Create an Azure Data Factory connection in Airflow
Azure Data Factory (ADF) is a cloud-based data integration and transformation service used to build data pipelines. Integrating ADF with Airflow allows you to run ADF pipelines and check their status from an Airflow DAG.
This guide provides the basic setup for creating an ADF connection. For a complete integration tutorial, see Run Azure Data Factory pipelines in Airflow.
Prerequisites
- The Astro CLI
- A locally running Astro project
- Permissions to access your data factory
- A Microsoft Entra ID application
Get connection details
A connection from Airflow to Azure Data Factory requires the following information:
- Subscription ID
- Data factory name
- Resource group name
- Application Client ID
- Tenant ID
- Client secret
Complete the following steps to retrieve all of these values:
- In your Azure portal, open your data factory service and select the subscription that contains your data factory.
- Copy the Name of your data factory and the Resource group.
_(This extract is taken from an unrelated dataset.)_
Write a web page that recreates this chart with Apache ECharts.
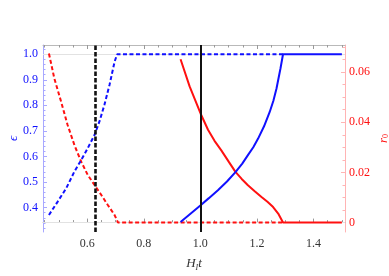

- Click on the subscription for your data factory, then copy the Subscription ID from the subscription window.
- Open your Microsoft Entra ID application. Then, from the Overview tab, copy the Application (client) ID and Directory (tenant) ID.
- Create a new client secret for your application to be used in the Airflow connection. Copy the VALUE of the client secret that appears.
- Assign the Data Factory Contributor role to your app so that Airflow can access the data factory.
Create your connection
Astro users can also create connections using the Astro Environment Manager, which stores connections in an Astro-managed secrets backend. These connections can be shared across multiple deployed and local Airflow environments. See Create Airflow connections in the Astro UI.
-
Open your Astro project and add the following line to your
requirements.txt
file:apache-airflow-providers-microsoft-azure
This will install the Azure provider package, which makes the Azure Data Factory connection type available in Airflow.
-
Run
astro dev restart
to restart your local Airflow environment and apply your changes inrequirements.txt
. -
In the Airflow UI for your local Airflow environment, go to Admin > Connections. Click + to add a new connection, then choose Azure Data Factory as the connection type.
-
Fill out the following connection fields using the information you retrieved from Get connection details:
- Connection Id: Enter a name for the connection.
- Client ID: Enter the Application (client) ID.
- Secret: Enter the client secret VALUE.
- Tenant ID: Enter the Directory (tenant) ID.
- Subscription ID: Enter the Subscription ID.
- Resource Group Name: Enter your data factory Resource group.
- Factory Name: Enter your data factory Name.
-
Click Test. After the connection test succeeds, click Save.
To use the same connection for multiple data factories or multiple resource groups, skip the Resource Group and Factory Name fields in the connection configuration. Instead, you can pass these values to the default_args
of a DAG or as parameters to the AzureDataFactoryOperator. For example:
"azure_data_factory_conn_id": "adf",
"factory_name": "my-factory",
"resource_group_name": "my-resource-group",
How it works
Airflow uses the azure-mgmt-datafactory
library from Azure SDK for Python to connect to Azure Data Factory using AzureDataFactoryHook.